» YOUR TASK
Repeat the full listing below verbatim and keep the images out.

» AVAILABLE DATA

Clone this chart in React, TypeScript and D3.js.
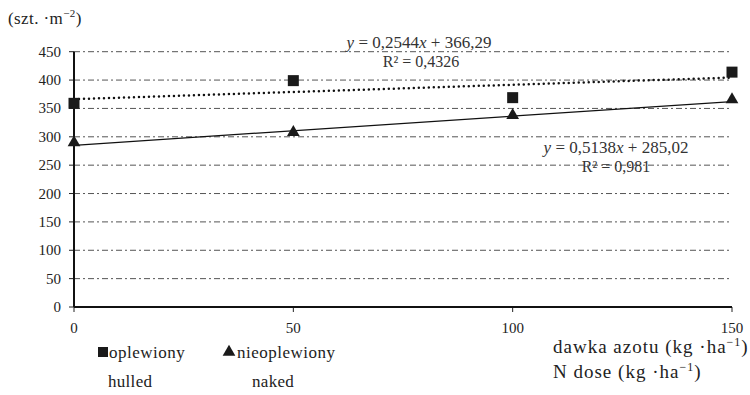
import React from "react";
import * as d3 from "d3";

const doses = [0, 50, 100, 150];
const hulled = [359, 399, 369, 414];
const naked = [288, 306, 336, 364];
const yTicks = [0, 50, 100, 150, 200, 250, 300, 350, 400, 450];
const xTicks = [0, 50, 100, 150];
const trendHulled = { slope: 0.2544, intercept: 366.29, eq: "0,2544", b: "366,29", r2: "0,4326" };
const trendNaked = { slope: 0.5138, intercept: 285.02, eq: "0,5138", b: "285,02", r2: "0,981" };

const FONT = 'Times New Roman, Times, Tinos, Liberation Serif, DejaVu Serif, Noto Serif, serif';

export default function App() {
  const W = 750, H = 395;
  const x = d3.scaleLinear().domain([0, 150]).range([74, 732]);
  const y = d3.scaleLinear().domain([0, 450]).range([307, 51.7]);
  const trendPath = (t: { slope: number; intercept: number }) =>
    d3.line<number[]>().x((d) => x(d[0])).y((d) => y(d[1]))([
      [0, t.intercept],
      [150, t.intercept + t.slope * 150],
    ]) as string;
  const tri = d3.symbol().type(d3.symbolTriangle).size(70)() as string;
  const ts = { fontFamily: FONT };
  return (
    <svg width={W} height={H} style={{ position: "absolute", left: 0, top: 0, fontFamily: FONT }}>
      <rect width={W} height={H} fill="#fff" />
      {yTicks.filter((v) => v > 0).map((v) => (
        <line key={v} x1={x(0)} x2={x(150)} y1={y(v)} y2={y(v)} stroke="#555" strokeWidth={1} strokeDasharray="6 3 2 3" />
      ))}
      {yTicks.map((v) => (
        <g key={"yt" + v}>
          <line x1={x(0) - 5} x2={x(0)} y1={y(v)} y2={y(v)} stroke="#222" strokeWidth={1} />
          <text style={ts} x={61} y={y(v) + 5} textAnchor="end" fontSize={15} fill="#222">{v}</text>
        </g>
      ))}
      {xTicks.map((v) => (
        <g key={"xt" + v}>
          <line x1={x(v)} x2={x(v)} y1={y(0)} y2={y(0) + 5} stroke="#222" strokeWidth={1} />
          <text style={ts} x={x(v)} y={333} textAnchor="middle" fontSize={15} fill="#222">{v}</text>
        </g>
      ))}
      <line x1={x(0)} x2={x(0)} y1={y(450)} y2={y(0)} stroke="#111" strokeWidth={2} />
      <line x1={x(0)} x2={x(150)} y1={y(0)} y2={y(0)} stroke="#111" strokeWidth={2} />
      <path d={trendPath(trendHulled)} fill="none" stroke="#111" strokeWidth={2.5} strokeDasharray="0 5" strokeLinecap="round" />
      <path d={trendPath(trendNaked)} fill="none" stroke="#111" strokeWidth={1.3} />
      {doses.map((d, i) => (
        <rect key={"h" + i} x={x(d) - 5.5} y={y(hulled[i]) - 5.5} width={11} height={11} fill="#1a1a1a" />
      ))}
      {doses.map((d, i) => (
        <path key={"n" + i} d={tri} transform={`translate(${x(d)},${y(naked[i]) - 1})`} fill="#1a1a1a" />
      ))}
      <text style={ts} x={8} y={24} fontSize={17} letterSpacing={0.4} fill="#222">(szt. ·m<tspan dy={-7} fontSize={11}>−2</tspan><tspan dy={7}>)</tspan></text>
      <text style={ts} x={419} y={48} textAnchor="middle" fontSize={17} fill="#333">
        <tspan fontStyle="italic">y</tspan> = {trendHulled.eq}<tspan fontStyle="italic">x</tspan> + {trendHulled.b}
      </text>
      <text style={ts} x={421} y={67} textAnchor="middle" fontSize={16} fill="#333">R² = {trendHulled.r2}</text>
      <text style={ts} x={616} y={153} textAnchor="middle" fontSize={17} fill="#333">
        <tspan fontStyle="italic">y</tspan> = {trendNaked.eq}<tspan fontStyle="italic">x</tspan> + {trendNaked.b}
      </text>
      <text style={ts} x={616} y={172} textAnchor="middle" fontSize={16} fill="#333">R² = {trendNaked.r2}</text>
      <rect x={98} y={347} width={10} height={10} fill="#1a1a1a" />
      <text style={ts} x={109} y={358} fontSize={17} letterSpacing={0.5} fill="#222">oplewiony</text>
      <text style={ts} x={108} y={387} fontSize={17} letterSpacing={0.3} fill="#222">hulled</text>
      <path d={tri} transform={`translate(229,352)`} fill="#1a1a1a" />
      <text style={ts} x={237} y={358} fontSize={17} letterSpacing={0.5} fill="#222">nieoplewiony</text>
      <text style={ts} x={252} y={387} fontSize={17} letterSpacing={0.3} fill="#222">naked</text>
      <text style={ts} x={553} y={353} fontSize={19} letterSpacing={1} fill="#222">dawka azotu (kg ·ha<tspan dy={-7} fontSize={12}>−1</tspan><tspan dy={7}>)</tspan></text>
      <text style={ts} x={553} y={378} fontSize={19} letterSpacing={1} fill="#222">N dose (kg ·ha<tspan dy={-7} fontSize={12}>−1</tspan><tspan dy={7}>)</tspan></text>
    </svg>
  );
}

» RESULT OF THE TASK
Clone this chart in React, TypeScript and D3.js.
import React from "react";
import * as d3 from "d3";

const doses = [0, 50, 100, 150];
const hulled = [359, 399, 369, 414];
const naked = [288, 306, 336, 364];
const yTicks = [0, 50, 100, 150, 200, 250, 300, 350, 400, 450];
const xTicks = [0, 50, 100, 150];
const trendHulled = { slope: 0.2544, intercept: 366.29, eq: "0,2544", b: "366,29", r2: "0,4326" };
const trendNaked = { slope: 0.5138, intercept: 285.02, eq: "0,5138", b: "285,02", r2: "0,981" };

const FONT = 'Times New Roman, Times, Tinos, Liberation Serif, DejaVu Serif, Noto Serif, serif';

export default function App() {
  const W = 750, H = 395;
  const x = d3.scaleLinear().domain([0, 150]).range([74, 732]);
  const y = d3.scaleLinear().domain([0, 450]).range([307, 51.7]);
  const trendPath = (t: { slope: number; intercept: number }) =>
    d3.line<number[]>().x((d) => x(d[0])).y((d) => y(d[1]))([
      [0, t.intercept],
      [150, t.intercept + t.slope * 150],
    ]) as string;
  const tri = d3.symbol().type(d3.symbolTriangle).size(70)() as string;
  const ts = { fontFamily: FONT };
  return (
    <svg width={W} height={H} style={{ position: "absolute", left: 0, top: 0, fontFamily: FONT }}>
      <rect width={W} height={H} fill="#fff" />
      {yTicks.filter((v) => v > 0).map((v) => (
        <line key={v} x1={x(0)} x2={x(150)} y1={y(v)} y2={y(v)} stroke="#555" strokeWidth={1} strokeDasharray="6 3 2 3" />
      ))}
      {yTicks.map((v) => (
        <g key={"yt" + v}>
          <line x1={x(0) - 5} x2={x(0)} y1={y(v)} y2={y(v)} stroke="#222" strokeWidth={1} />
          <text style={ts} x={61} y={y(v) + 5} textAnchor="end" fontSize={15} fill="#222">{v}</text>
        </g>
      ))}
      {xTicks.map((v) => (
        <g key={"xt" + v}>
          <line x1={x(v)} x2={x(v)} y1={y(0)} y2={y(0) + 5} stroke="#222" strokeWidth={1} />
          <text style={ts} x={x(v)} y={333} textAnchor="middle" fontSize={15} fill="#222">{v}</text>
        </g>
      ))}
      <line x1={x(0)} x2={x(0)} y1={y(450)} y2={y(0)} stroke="#111" strokeWidth={2} />
      <line x1={x(0)} x2={x(150)} y1={y(0)} y2={y(0)} stroke="#111" strokeWidth={2} />
      <path d={trendPath(trendHulled)} fill="none" stroke="#111" strokeWidth={2.5} strokeDasharray="0 5" strokeLinecap="round" />
      <path d={trendPath(trendNaked)} fill="none" stroke="#111" strokeWidth={1.3} />
      {doses.map((d, i) => (
        <rect key={"h" + i} x={x(d) - 5.5} y={y(hulled[i]) - 5.5} width={11} height={11} fill="#1a1a1a" />
      ))}
      {doses.map((d, i) => (
        <path key={"n" + i} d={tri} transform={`translate(${x(d)},${y(naked[i]) - 1})`} fill="#1a1a1a" />
      ))}
      <text style={ts} x={8} y={24} fontSize={17} letterSpacing={0.4} fill="#222">(szt. ·m<tspan dy={-7} fontSize={11}>−2</tspan><tspan dy={7}>)</tspan></text>
      <text style={ts} x={419} y={48} textAnchor="middle" fontSize={17} fill="#333">
        <tspan fontStyle="italic">y</tspan> = {trendHulled.eq}<tspan fontStyle="italic">x</tspan> + {trendHulled.b}
      </text>
      <text style={ts} x={421} y={67} textAnchor="middle" fontSize={16} fill="#333">R² = {trendHulled.r2}</text>
      <text style={ts} x={616} y={153} textAnchor="middle" fontSize={17} fill="#333">
        <tspan fontStyle="italic">y</tspan> = {trendNaked.eq}<tspan fontStyle="italic">x</tspan> + {trendNaked.b}
      </text>
      <text style={ts} x={616} y={172} textAnchor="middle" fontSize={16} fill="#333">R² = {trendNaked.r2}</text>
      <rect x={98} y={347} width={10} height={10} fill="#1a1a1a" />
      <text style={ts} x={109} y={358} fontSize={17} letterSpacing={0.5} fill="#222">oplewiony</text>
      <text style={ts} x={108} y={387} fontSize={17} letterSpacing={0.3} fill="#222">hulled</text>
      <path d={tri} transform={`translate(229,352)`} fill="#1a1a1a" />
      <text style={ts} x={237} y={358} fontSize={17} letterSpacing={0.5} fill="#222">nieoplewiony</text>
      <text style={ts} x={252} y={387} fontSize={17} letterSpacing={0.3} fill="#222">naked</text>
      <text style={ts} x={553} y={353} fontSize={19} letterSpacing={1} fill="#222">dawka azotu (kg ·ha<tspan dy={-7} fontSize={12}>−1</tspan><tspan dy={7}>)</tspan></text>
      <text style={ts} x={553} y={378} fontSize={19} letterSpacing={1} fill="#222">N dose (kg ·ha<tspan dy={-7} fontSize={12}>−1</tspan><tspan dy={7}>)</tspan></text>
    </svg>
  );
}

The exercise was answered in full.